The first is to invent an environmental problem that sounds somewhat plausible. Provide anecdotal evidence to support your claims.
Then invent a simple solution for the problem.
The next step is to pick an enemy.
Finally, they dismiss any alternative solutions as inadequate.
At each of the four stages they campaign to raise awareness and donations.
It all sounds familiar yet we give them tax-free status!
Further, it works, as back in 2000 their income internationally was US$140 million. In 2016 that swelled to US$380m. Their asset value was over US$270m.
Forbes magazine described them as “a skillfully managed business” with full command of “the tools of direct mail and image manipulation – and tactics that would bring instant condemnation if practised by a for profit organisation”.
Former Greenpeace strategist Dr Chris Rose provides simple steps for winning campaigns.
First you choose an issue you can label as catastrophic and urgent.
Then you choose a villain who can’t put up much of a defence.
As the good guy you establish a plausible solution.
Issue a call to action (donations).
Choose media outlets where you can control the narrative.
It all sounds depressingly familiar and is an indictment on much of our New Zealand media.
Consider the current rant against the use of palm kernel expeller (PKE), where they maintain NZ dairy farmers are solely responsible for the removal of rain forests so that cows can be fed.
Nothing is further from the truth and I’d expect nothing less from what I’d describe as a lunatic fringe group in the form of Greenpeace.
Unlike Greenpeace I like to consider arguments based on fact and the facts are these.
Forests are harvested not for stock feed but for palm oil.
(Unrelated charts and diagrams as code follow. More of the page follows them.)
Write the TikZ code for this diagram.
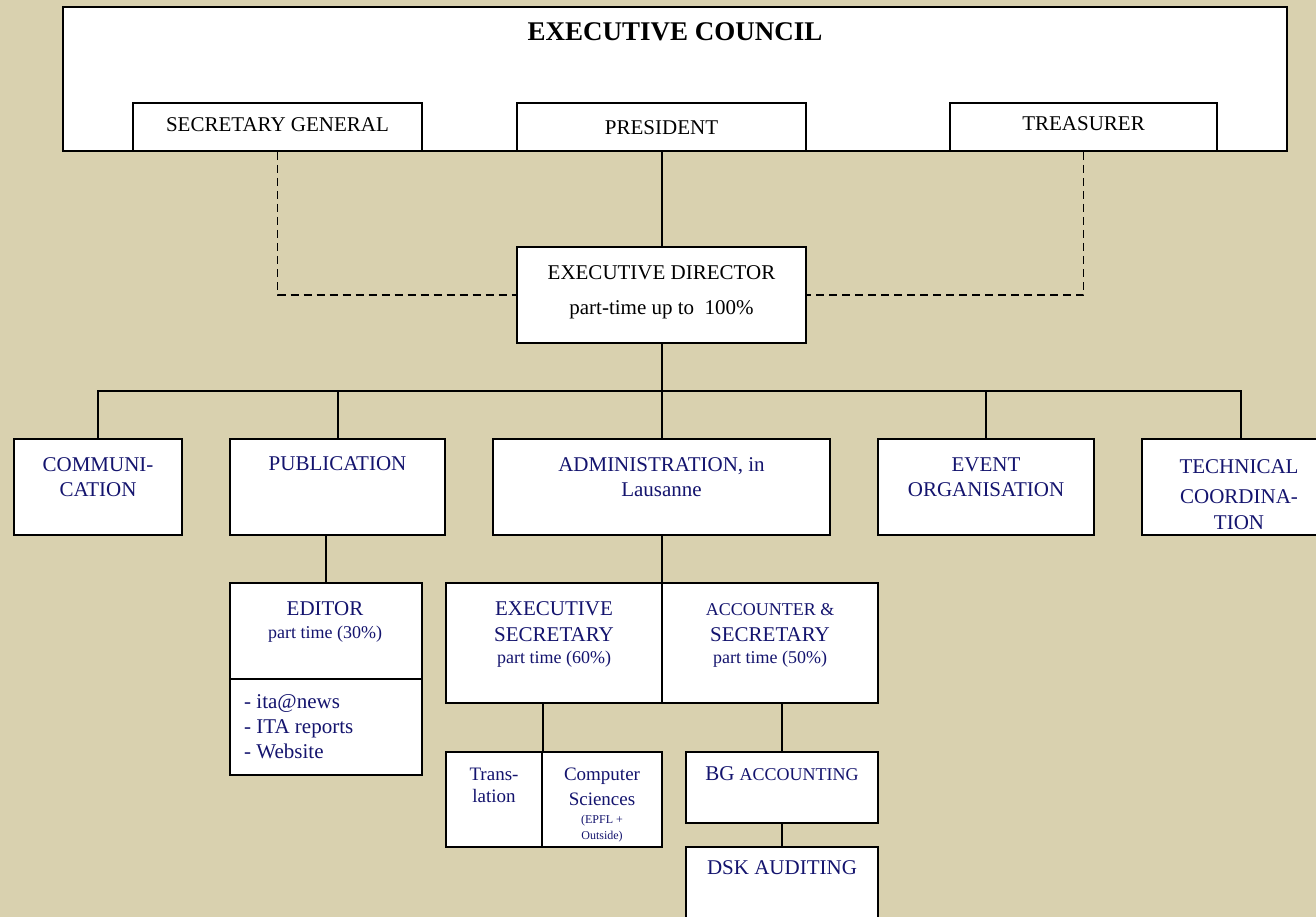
\documentclass[tikz,border=0pt]{standalone}
\usepackage{fontspec}
\setmainfont{Liberation Serif}
\definecolor{bg}{RGB}{217,209,175}
\definecolor{navy}{RGB}{20,20,110}
\newcommand\mybox[5]{\node[bx, minimum width={#4-#2}, minimum height={#5-#3}] (#1) at ({(#2+#4)/2},{(#3+#5)/2}) {};}
\newcommand\mytxt[5]{\node[#2, anchor=base] (#1) at (#3,#4) {#5};}
\begin{document}
\begin{tikzpicture}[x=1pt,y=-1pt,
  bx/.style={draw=black, fill=white, line width=2pt, inner sep=0pt},
  ln/.style={draw=black, line width=2pt},
  dl/.style={draw=black, line width=1.8pt, dash pattern=on 8pt off 5pt},
  bk/.style={font=\fontsize{21}{25}\selectfont, text=black, inner sep=0pt},
  bl/.style={font=\fontsize{21}{25}\selectfont, text=navy, inner sep=0pt},
  bs/.style={font=\fontsize{18}{22}\selectfont, text=navy, inner sep=0pt},
  bm/.style={font=\fontsize{19}{22}\selectfont, text=navy, inner sep=0pt},
  bt/.style={font=\fontsize{12}{14}\selectfont, text=navy, inner sep=0pt},
  big/.style={font=\fontsize{27}{30}\selectfont\bfseries, text=black, inner sep=0pt}]
\useasboundingbox (0,0) rectangle (1316,917);
\clip (0,0) rectangle (1316,917);
\fill[bg] (0,0) rectangle (1316,917);

% executive council
\mybox{ec}{63}{7}{1287}{151}
\mybox{sg}{133}{103}{422}{151}
\mybox{pr}{517}{103}{806}{151}
\mybox{tr}{950}{103}{1217}{151}
\mybox{ed}{517}{247}{806}{343}

% second row
\mybox{comm}{14}{439}{182}{535}
\mybox{pub}{230}{439}{445}{535}
\mybox{adm}{493}{439}{830}{535}
\mybox{ev}{878}{439}{1094}{535}
\mybox{tech}{1142}{439}{1340}{535}

% third row
\mybox{edi}{230}{583}{422}{679}
\mybox{lst}{230}{679}{422}{775}
\mybox{es}{446}{583}{662}{703}
\mybox{acc}{662}{583}{878}{703}
\mybox{trans}{446}{752}{542}{847}
\mybox{cs}{542}{752}{662}{847}
\mybox{bg}{686}{752}{878}{823}
\mybox{dsk}{686}{847}{878}{940}

% connectors
\draw[dl] (sg.south) |- (ed.west);
\draw[dl] (tr.south) |- (ed.east);
\draw[ln] (pr.south) -- (ed.north);
\coordinate (bus) at (661.5,391);
\draw[ln] (ed.south) -- (adm.north);
\draw[ln] (comm.north) -- (comm.north |- bus) -- (tech.north |- bus) -- (tech.north);
\draw[ln] (pub.north) -- (pub.north |- bus);
\draw[ln] (ev.north) -- (ev.north |- bus);
\draw[ln] (edi.north) -- (edi.north |- pub.south);
\draw[ln] (adm.south) -- (adm.south |- es.north);
\draw[ln] (trans.north east |- es.south) -- (trans.north east);
\draw[ln] (bg.north |- acc.south) -- (bg.north);
\draw[ln] (bg.south) -- (dsk.north);

% texts
\mytxt{ecT}{big}{675}{41}{EXECUTIVE COUNCIL}
\mytxt{sgT}{bk}{277.5}{132}{SECRETARY GENERAL}
\mytxt{prT}{bk}{661.5}{135}{PRESIDENT}
\mytxt{trT}{bk}{1083.5}{131}{TREASURER}
\mytxt{edT1}{bk}{661.5}{279}{EXECUTIVE DIRECTOR}
\mytxt{edT2}{bk}{661.5}{314}{part-time up to\ \ 100\%}

\mytxt{commT1}{bl}{98}{471}{COMMUNI-}
\mytxt{commT2}{bl}{98}{496}{CATION}
\mytxt{pubT}{bl}{337.5}{470}{PUBLICATION}
\mytxt{admT1}{bl}{661.5}{471}{ADMINISTRATION, in}
\mytxt{admT2}{bl}{661.5}{496}{Lausanne}
\mytxt{evT1}{bl}{986}{471}{EVENT}
\mytxt{evT2}{bl}{986}{496}{ORGANISATION}
\mytxt{techT1}{bl}{1239}{473}{TECHNICAL}
\mytxt{techT2}{bl}{1239}{503}{COORDINA-}
\mytxt{techT3}{bl}{1239}{529}{TION}

\mytxt{ediT1}{bl}{325}{615}{EDITOR}
\mytxt{ediT2}{bs}{325}{638}{part time (30\%)}
\node[bl, anchor=base west] (lstT1) at (244,708) {- ita@news};
\node[bl, anchor=base west] (lstT2) at (244,733) {- ITA reports};
\node[bl, anchor=base west] (lstT3) at (244,758) {- Website};

\mytxt{esT1}{bl}{554}{615}{EXECUTIVE}
\mytxt{esT2}{bl}{554}{641}{SECRETARY}
\mytxt{esT3}{bs}{554}{663}{part time (60\%)}
\mytxt{accT1}{bs}{770}{615}{ACCOUNTER \&}
\mytxt{accT2}{bl}{770}{641}{SECRETARY}
\mytxt{accT3}{bs}{770}{663}{part time (50\%)}

\mytxt{transT1}{bm}{494}{780}{Trans-}
\mytxt{transT2}{bm}{494}{802}{lation}
\mytxt{csT1}{bm}{602}{780}{Computer}
\mytxt{csT2}{bm}{602}{805}{Sciences}
\mytxt{csT3}{bt}{602}{823}{(EPFL +}
\mytxt{csT4}{bt}{602}{839}{Outside)}

\mytxt{bgT}{bl}{782}{780}{BG {\fontsize{18}{22}\selectfont ACCOUNTING}}
\mytxt{dskT}{bl}{782}{874}{DSK AUDITING}
\end{tikzpicture}
\end{document}
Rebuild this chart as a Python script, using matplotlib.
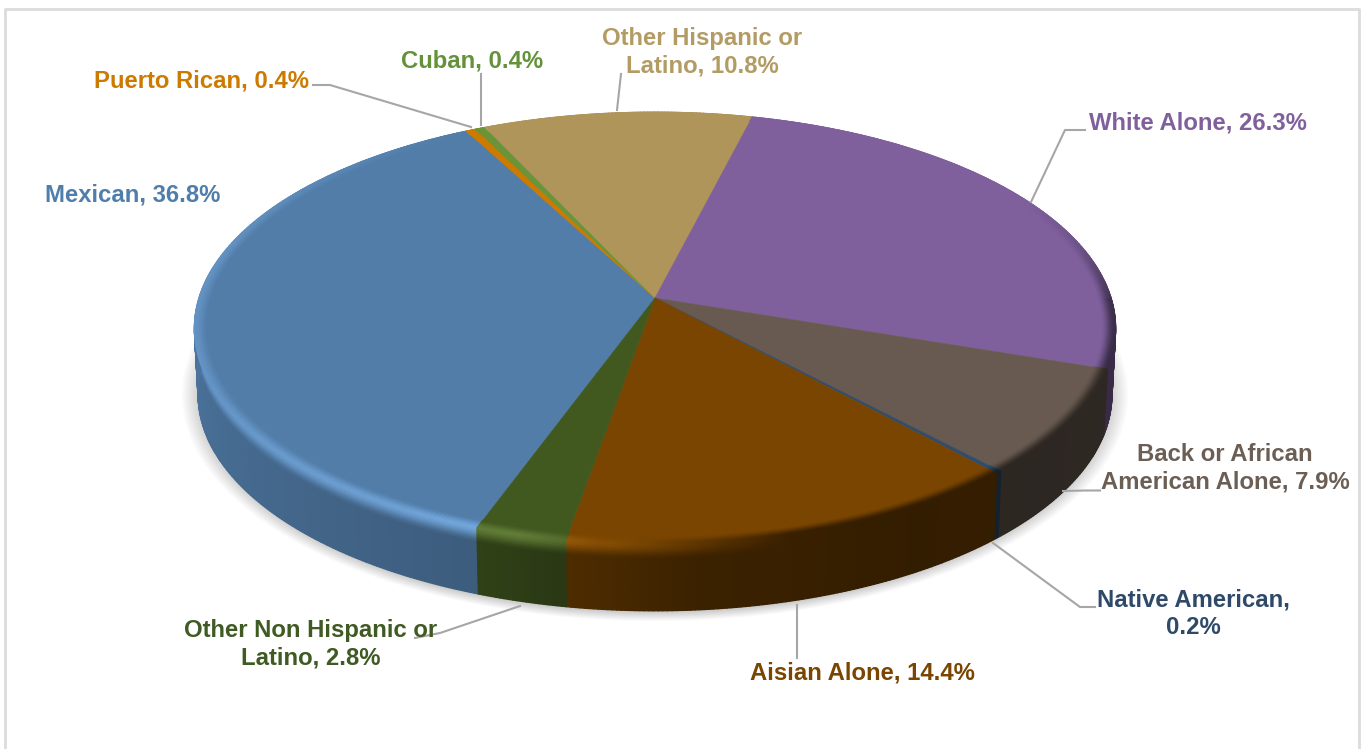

The World Wildlife Fund tells me it is “the most widely consumed vegetable oil on the planet”.
Palm oil is in 50% of packaged products in the supermarket, from pizza and chocolate to shampoo and lipstick.
Maybe Greenpeace can show me photos of cows eating pizza or wearing lipstick!
PKE is a byproduct of the palm kernel industry and if we don’t use it the waste is burned, creating an environmental hazard.
Yet despite all those facts we have Greenpeace Aotearoa supremo Russel Norman telling me that “rainforest (is) fed into the chipper to feed dairy cows on palm kernel”.
It’s not true and the fact that Greenpeace enjoys tax-free charitable status offends me.